Les sound scape de Zied sont toujours au carrefour de plusieurs influences. Dans ce live, nous étions confrontés à un mélange riche de Monte Young, des compositions d'Alvin Lucier, de la spiritualité de derviches tourneurs. Un vrai voyage dans l'essence du son et de l'image qui nous rappelle les grands live d'Alva Noto.
"Ça me flatte d'être comparé à ce monstre. C'est vrai que son live en collaboration avec Ryuichi Sakamoto – Insen - m'a vraiment marqué, mais Alva Noto est un temple et je suis encore très loin de ce qu'il est en train de faire. Mes sources d'inspiration sont un peu loin de ce que les gens pensent. Ce qui m'a mené à la musique électronique ce n'est pas la musique électronique. C'est Jimmy Hendrix d'un côté et le free jazz d'un autre. C'est ce paysage bruitiste. C'est quand ça devient purement du son. Quand j'écoute du free jazz je ne le considère pas comme une musique, pour moi c'est une transe de bruits et de sons."
« Lorsque l'on dit bruit, il s'agit d'un refus d'ordre psychologique : le refus de tout ce qui détourne du ronronnement, du "plaire ", du "bercer ". C'est un refus qui exprime une préférence... ».
Dans cette citation d'Edgard Varèse réside l'esthétique de Shinigami San. Le live vient comme une gomme afin d'effacer cette frontière psychologique qui sépare les sons et les bruits, tout en les marinant dans un bain d'expérimentation et d'improvisation qui nous transmet une sensation inexprimable, intangible, mais que tout le monde sent et savoure.
"Ce qui me gênais dans la musique électronique c'est de rejouer des morceaux qui ont était faits dans un contexte bien particulier et qui n'ont pas forcément la même résonance dans un autre. Dans ce live, je me suis offert la liberté totale de récréer le spectacle avec à chaque fois l'énergie du moment. Coiledscape ne se rejoue pas, il se recrée. C'est ça le défi de cette performance, le live part de zéro à chaque fois. J'arrive, il n'y a rien dans mon fichier de logiciel. Je pars du bruit du fil électrique, et ça se reconstruit jusqu'à la fin. Je n'amuse pas les gens, ça ne m'intéresse pas. Je préfère les gêner, les harceler et les voir sortir que d'être dans l'entertainment. Je garde ce rapport spirituel où le son est sacré. Quand je crée un son, ça doit affecter les gens et provoquer quelque chose chez eux. Une note doit avoir un sens et une certaine résonance sur l'autre."

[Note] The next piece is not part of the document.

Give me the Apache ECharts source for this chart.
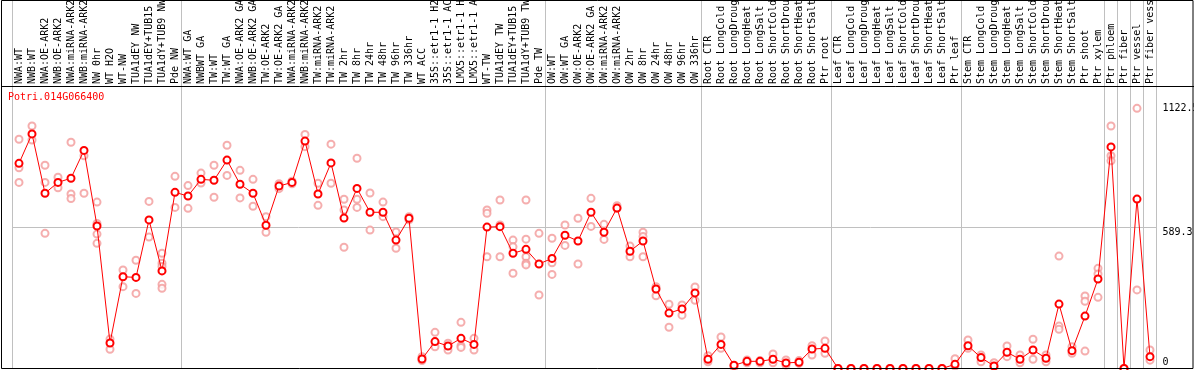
<!DOCTYPE html>
<html>
<head>
<meta charset="utf-8">
<script src="https://cdn.jsdelivr.net/npm/echarts@6/dist/echarts.min.js"></script>
<style>html,body{margin:0;padding:0;background:#fff;}#c{width:1194px;height:370px;}</style>
</head>
<body>
<div id="c"></div>
<script>
var geneName = 'Potri.014G066400';

var categories = [
 'NWA:WT','NWB:WT','NWA:OE-ARK2','NWB:OE-ARK2','NWA:miRNA-ARK2','NWB:miRNA-ARK2','NW 0hr','WT H2O','WT-NW','TUA1dEY NW','TUA1dEY+TUB15 NW','TUA1dY+TUB9 NW','Pde NW',
 'NWA:WT GA','NWBWT GA','TW:WT','TW:WT GA','NWA:OE-ARK2 GA','NWB:OE-ARK2 GA','TW:OE-ARK2','TW:OE-ARK2 GA','NWA:miRNA-ARK2','NWB:miRNA-ARK2','TW:miRNA-ARK2','TW:miRNA-ARK2','TW 2hr','TW 8hr','TW 24hr','TW 48hr','TW 96hr','TW 336hr','WT ACC','35S::etr1-1 H2O','35S::etr1-1 ACC','LMX5::etr1-1 H2O','LMX5::etr1-1 ACC','WT-TW','TUA1dEY TW','TUA1dEY+TUB15 TW','TUA1dY+TUB9 TW','Pde TW',
 'OW:WT','OW:WT GA','OW:OE-ARK2','OW:OE-ARK2 GA','OW:miRNA-ARK2','OW:miRNA-ARK2','OW 2hr','OW 8hr','OW 24hr','OW 48hr','OW 96hr','OW 336hr',
 'Root CTR','Root LongCold','Root LongDrought','Root LongHeat','Root LongSalt','Root ShortCold','Root ShortDrought','Root ShortHeat','Root ShortSalt','Ptr root',
 'Leaf CTR','Leaf LongCold','Leaf LongDrought','Leaf LongHeat','Leaf LongSalt','Leaf ShortCold','Leaf ShortDrought','Leaf ShortHeat','Leaf ShortSalt','Ptr leaf',
 'Stem CTR','Stem LongCold','Stem LongDrought','Stem LongHeat','Stem LongSalt','Stem ShortCold','Stem ShortDrought','Stem ShortHeat','Stem ShortSalt','Ptr shoot','Ptr xylem',
 'Ptr phloem','Ptr fiber','Ptr vessel','Ptr fiber vessel'
];

var groupSizes = [13, 28, 12, 10, 10, 11, 1, 1, 1, 1];

var meanValues = [
 885,1012,756,803,821,941,615,110,396,393,641,421,760,
 744,816,812,899,795,756,618,787,803,981,753,887,649,777,674,674,554,648,41,116,97,130,104,610,612,497,514,451,
 475,575,550,674,588,692,506,550,343,239,257,326,
 40,104,14,31,31,40,24,27,84,87,
 0,0,0,0,0,0,0,0,0,18,
 98,47,11,70,40,80,44,278,77,226,386,
 956,0,731,51
];

var replicateValues = [
 [989,866,803],[1046,986],[877,803,583],[825,780],[976,753,733],[918,756],[718,626,580,540],[127,83],[425,353],[467,324],[721,567],[497,454,440,363,346],[829,695],
 [789,691],[843,800],[877,739],[963,833],[855,736],[816,700],[655,588],[797,776],[808,797],[1010,957],[799,704],[968,799],[730,684,523],[907,730,695],[757,597],[718,655],[589,519],[655,641],[51,34],[156,94],[109,80],[199,98,91],[130,80],[684,670,482],[727,619,482],[554,525,411],[727,558,482,454,447],[583,317],
 [562,456,406],[619,531],[648,451],[734,613],[622,557],[702,691],[528,482],[588,569,482],[353,314],[277,178],[274,230],[352,294],
 [55,29],[136,87],[12,6],[37,25],[25,34],[63,25],[37,15],[34,22],[98,58],[119,66],
 [0,0],[0,0],[0,0],[0,0],[0,0],[0,0],[0,0],[0,0],[0,0],[42,11],
 [123,87],[58,29],[25,8],[97,51],[58,25],[126,40],[58,29],[485,183,169],[94,66],[313,290,75],[432,408,307],
 [1046,918,896],[0,0],[1122.5,339],[80,36]
];

var yTickLabels = [0, 589.3, 1122.5];
var yMax = 1218.8;

var boundaries = [0];
groupSizes.forEach(function (s) { boundaries.push(boundaries[boundaries.length - 1] + s); });

var repData = [];
replicateValues.forEach(function (arr, i) {
  arr.forEach(function (v) { repData.push([i, v]); });
});

var FONT = 'DejaVu Sans Mono';
var gridLineColor = '#c0c0c0';
var splitFn = function (idx) { return boundaries.indexOf(idx) >= 0; };

var chart = echarts.init(document.getElementById('c'), null, {renderer: 'canvas'});
chart.setOption({
  animation: false,
  backgroundColor: '#fff',
  title: {
    text: geneName, left: 8, top: 92, padding: 0,
    textStyle: {color: '#ff0000', fontFamily: FONT, fontSize: 10, fontWeight: 'normal'}
  },
  grid: [
    {left: 12.5, right: 37.5, top: 86, bottom: 1.5, containLabel: false, outerBoundsMode: 'none'},
    {left: 12.5, right: 37.5, top: 0, height: 86, containLabel: false, outerBoundsMode: 'none'}
  ],
  xAxis: [
    {
      type: 'category', gridIndex: 0, data: categories, position: 'top', boundaryGap: true,
      axisLine: {show: false}, axisTick: {show: false},
      axisLabel: {interval: 0, rotate: 90, margin: 2, fontFamily: FONT, fontSize: 10, color: '#000'},
      splitLine: {show: true, interval: splitFn, lineStyle: {color: gridLineColor, width: 1}}
    },
    {
      type: 'category', gridIndex: 1, data: categories, boundaryGap: true,
      axisLine: {show: false}, axisTick: {show: false}, axisLabel: {show: false},
      splitLine: {show: true, interval: splitFn, lineStyle: {color: gridLineColor, width: 1}}
    }
  ],
  yAxis: [
    {
      type: 'value', gridIndex: 0, position: 'right', min: 0, max: yMax,
      axisLine: {show: false}, axisTick: {show: false}, splitLine: {show: false},
      axisLabel: {
        customValues: yTickLabels, margin: 6, fontFamily: FONT, fontSize: 10, color: '#000',
        formatter: function (v) { return v === 0 ? '{z|0}' : String(v); },
        rich: {z: {fontFamily: FONT, fontSize: 10, color: '#000', padding: [0, 0, 13, 0]}}
      }
    },
    {
      type: 'value', gridIndex: 0, position: 'right', min: 0, max: yMax, interval: yMax / 2,
      axisLine: {show: false}, axisTick: {show: false}, axisLabel: {show: false},
      splitLine: {show: true, lineStyle: {color: gridLineColor, width: 1}}
    },
    {type: 'value', gridIndex: 1, show: false}
  ],
  graphic: [
    {type: 'rect', z: 100, silent: true, shape: {x: 1.5, y: 0.5, width: 1191.5, height: 368}, style: {fill: 'none', stroke: '#000', lineWidth: 1}},
    {type: 'line', z: 100, silent: true, shape: {x1: 1, y1: 86.5, x2: 1194, y2: 86.5}, style: {stroke: '#000', lineWidth: 1}}
  ],
  series: [
    {
      type: 'scatter', xAxisIndex: 0, yAxisIndex: 0, data: repData, z: 2,
      symbol: 'emptyCircle', symbolSize: 7,
      itemStyle: {color: '#f29a9a', borderColor: '#f29a9a', borderWidth: 1.3}
    },
    {
      type: 'line', xAxisIndex: 0, yAxisIndex: 0, data: meanValues, z: 3,
      symbol: 'emptyCircle', symbolSize: 7, showAllSymbol: true,
      lineStyle: {color: '#ff0000', width: 1},
      itemStyle: {color: '#ff0000', borderColor: '#ff0000', borderWidth: 1.5}
    }
  ]
});
</script>
</body>
</html>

Voilà un autre projet tunisien qui vient comme un enrichissement à l'alphabet musical national.
La jeunesse tunisienne nous prouve chaque jour que son refus de ne se soumettre qu'à du déjà-vu n'est pas une sorte d'élitisme à la con ou de manque de savoir-faire. Mais plutôt qu'ils ont besoin de nouveaux moyens d'expression, et qu'ils sont capables d'en inventer.